— start RAW RECORDS —

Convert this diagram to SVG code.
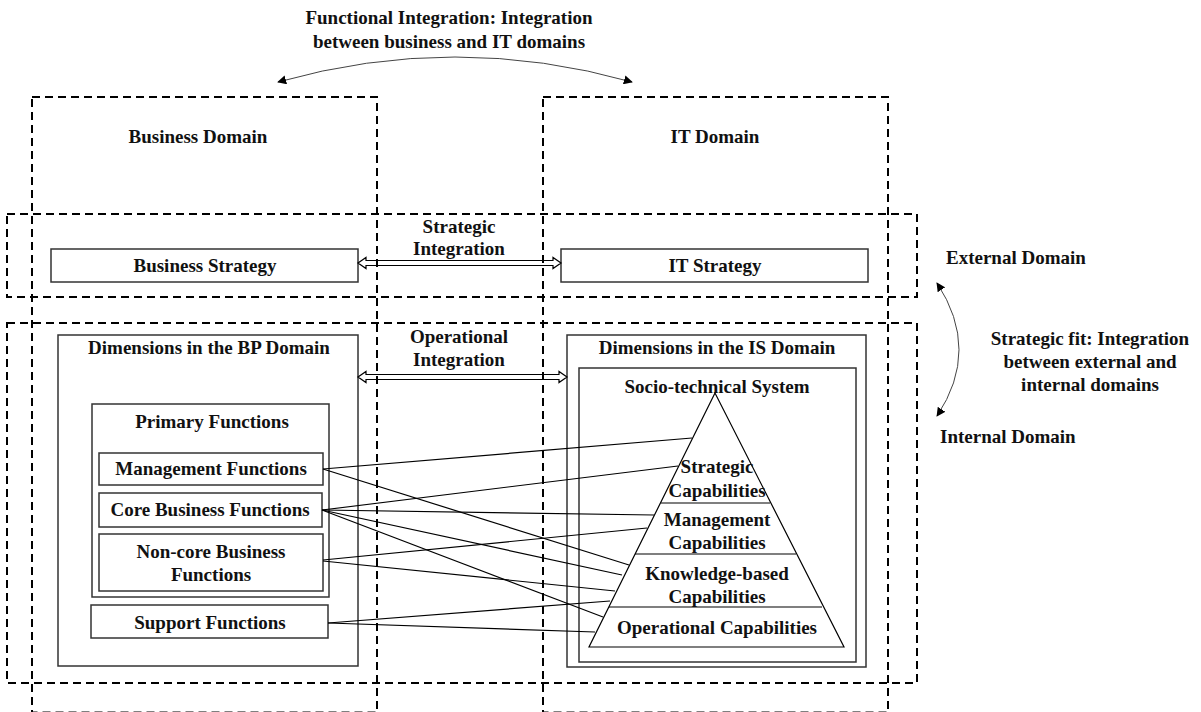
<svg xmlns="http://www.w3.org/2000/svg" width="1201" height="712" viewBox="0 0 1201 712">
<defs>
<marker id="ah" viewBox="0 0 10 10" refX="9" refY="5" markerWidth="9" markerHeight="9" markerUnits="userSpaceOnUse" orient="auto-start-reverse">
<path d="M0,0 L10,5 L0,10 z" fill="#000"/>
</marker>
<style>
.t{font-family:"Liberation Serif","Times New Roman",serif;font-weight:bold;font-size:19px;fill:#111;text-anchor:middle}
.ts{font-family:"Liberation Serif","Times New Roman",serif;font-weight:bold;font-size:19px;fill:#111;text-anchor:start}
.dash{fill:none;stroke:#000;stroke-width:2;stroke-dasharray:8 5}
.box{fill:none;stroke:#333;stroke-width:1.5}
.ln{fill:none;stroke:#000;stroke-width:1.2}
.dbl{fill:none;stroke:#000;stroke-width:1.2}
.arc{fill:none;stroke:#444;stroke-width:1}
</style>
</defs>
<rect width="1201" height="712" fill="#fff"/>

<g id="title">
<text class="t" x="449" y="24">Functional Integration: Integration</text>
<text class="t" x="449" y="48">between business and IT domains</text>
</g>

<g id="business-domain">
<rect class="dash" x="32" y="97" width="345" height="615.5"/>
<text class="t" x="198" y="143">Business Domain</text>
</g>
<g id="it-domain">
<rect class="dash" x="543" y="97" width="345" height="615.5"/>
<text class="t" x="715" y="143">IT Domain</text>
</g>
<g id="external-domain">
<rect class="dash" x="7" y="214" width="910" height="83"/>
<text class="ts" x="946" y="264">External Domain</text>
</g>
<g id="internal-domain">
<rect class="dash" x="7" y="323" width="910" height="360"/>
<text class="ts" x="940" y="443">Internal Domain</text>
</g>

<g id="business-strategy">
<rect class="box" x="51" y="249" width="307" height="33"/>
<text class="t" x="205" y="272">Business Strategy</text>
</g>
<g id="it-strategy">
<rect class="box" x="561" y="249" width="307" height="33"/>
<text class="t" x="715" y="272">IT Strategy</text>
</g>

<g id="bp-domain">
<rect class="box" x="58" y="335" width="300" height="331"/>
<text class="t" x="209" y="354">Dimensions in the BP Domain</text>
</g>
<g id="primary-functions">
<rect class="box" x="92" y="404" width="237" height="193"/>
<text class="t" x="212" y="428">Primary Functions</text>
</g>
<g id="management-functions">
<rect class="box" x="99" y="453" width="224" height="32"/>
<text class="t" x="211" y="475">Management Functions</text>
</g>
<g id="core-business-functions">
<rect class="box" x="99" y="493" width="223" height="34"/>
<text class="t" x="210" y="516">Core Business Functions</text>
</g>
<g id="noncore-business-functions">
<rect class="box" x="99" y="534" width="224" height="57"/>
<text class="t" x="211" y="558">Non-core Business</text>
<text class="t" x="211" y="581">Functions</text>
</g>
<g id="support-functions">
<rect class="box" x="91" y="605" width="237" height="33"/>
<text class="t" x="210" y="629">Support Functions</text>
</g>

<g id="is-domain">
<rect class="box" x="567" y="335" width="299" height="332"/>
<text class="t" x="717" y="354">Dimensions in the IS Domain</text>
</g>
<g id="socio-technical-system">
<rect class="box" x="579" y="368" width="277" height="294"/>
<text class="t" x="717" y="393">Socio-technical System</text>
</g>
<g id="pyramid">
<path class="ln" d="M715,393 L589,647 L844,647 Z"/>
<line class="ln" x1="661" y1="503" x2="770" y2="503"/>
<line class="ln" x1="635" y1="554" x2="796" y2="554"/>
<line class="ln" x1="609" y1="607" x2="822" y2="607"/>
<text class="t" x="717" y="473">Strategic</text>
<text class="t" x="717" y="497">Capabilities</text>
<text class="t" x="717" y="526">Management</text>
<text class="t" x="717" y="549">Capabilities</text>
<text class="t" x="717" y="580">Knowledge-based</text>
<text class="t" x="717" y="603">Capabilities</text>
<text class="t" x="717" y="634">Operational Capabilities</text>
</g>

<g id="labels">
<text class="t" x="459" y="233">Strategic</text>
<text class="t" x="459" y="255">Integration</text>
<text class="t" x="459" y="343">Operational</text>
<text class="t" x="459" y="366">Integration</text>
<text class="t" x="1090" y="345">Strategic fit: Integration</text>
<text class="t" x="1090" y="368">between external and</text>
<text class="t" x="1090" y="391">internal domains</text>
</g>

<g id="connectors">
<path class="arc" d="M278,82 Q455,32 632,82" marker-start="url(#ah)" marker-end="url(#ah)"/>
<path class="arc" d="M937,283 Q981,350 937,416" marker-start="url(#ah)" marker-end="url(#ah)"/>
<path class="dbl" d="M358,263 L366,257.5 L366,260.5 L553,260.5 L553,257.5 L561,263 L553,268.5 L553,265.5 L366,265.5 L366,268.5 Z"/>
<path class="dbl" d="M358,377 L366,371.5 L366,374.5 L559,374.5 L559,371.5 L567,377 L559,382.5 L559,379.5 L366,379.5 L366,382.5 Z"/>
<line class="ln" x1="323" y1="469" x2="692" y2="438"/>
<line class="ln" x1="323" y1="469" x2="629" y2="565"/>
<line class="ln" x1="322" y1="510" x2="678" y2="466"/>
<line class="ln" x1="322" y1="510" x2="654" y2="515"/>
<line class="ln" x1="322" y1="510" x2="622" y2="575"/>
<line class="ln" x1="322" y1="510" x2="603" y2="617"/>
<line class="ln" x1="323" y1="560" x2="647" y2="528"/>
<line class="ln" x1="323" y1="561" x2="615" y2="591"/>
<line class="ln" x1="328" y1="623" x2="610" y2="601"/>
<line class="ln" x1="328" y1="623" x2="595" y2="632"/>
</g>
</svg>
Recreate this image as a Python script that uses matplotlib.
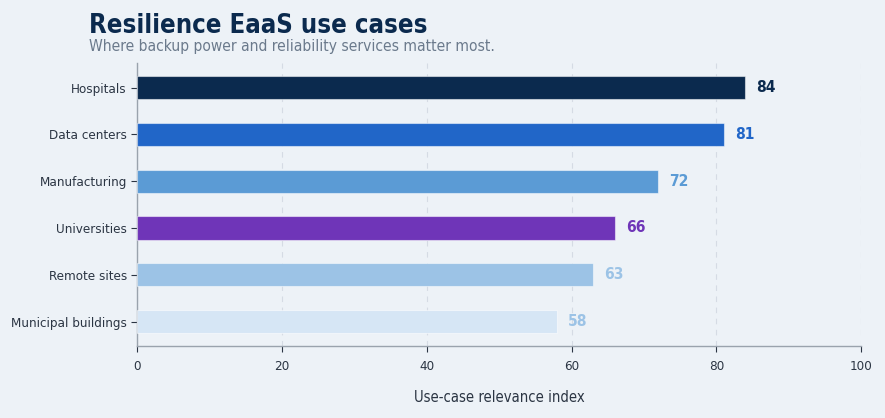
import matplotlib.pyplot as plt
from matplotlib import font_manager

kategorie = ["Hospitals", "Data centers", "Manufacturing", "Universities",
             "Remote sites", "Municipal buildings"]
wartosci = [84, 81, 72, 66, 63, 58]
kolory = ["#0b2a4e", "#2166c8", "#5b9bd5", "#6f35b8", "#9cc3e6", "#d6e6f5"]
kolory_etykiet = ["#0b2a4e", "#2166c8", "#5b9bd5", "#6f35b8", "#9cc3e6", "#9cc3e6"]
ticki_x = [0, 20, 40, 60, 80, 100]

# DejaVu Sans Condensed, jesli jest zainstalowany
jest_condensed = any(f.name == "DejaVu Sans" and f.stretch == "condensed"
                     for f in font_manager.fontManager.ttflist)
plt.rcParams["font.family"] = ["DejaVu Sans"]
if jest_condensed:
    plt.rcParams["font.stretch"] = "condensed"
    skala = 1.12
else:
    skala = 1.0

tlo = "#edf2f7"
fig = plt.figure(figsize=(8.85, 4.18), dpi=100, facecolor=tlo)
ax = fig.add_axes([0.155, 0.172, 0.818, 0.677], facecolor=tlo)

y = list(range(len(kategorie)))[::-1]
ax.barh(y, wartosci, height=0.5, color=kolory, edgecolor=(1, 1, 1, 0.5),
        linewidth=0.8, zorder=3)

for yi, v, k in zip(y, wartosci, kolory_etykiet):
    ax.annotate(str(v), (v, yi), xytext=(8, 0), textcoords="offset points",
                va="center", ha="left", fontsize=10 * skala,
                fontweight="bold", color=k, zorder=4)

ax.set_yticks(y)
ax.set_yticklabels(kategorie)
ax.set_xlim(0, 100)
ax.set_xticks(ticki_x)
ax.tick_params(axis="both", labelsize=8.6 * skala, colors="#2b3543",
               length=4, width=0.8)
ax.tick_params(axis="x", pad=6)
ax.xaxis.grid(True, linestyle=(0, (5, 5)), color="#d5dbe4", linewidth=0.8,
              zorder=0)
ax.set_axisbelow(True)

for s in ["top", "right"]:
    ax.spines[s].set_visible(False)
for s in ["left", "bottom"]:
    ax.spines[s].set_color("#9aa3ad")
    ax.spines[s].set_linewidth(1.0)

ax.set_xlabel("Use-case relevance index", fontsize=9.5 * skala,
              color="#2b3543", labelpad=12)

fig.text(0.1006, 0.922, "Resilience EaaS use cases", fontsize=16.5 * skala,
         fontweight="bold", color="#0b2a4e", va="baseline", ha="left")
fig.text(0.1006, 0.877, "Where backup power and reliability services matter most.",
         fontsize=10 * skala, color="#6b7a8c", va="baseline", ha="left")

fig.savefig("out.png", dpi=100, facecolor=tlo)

— end RAW RECORDS —

**TASK BRIEF:** Using the records above, select and copy every line that has the word "this".

**REPLY TO THE TASK:**
Convert this diagram to SVG code.
Recreate this image as a Python script that uses matplotlib.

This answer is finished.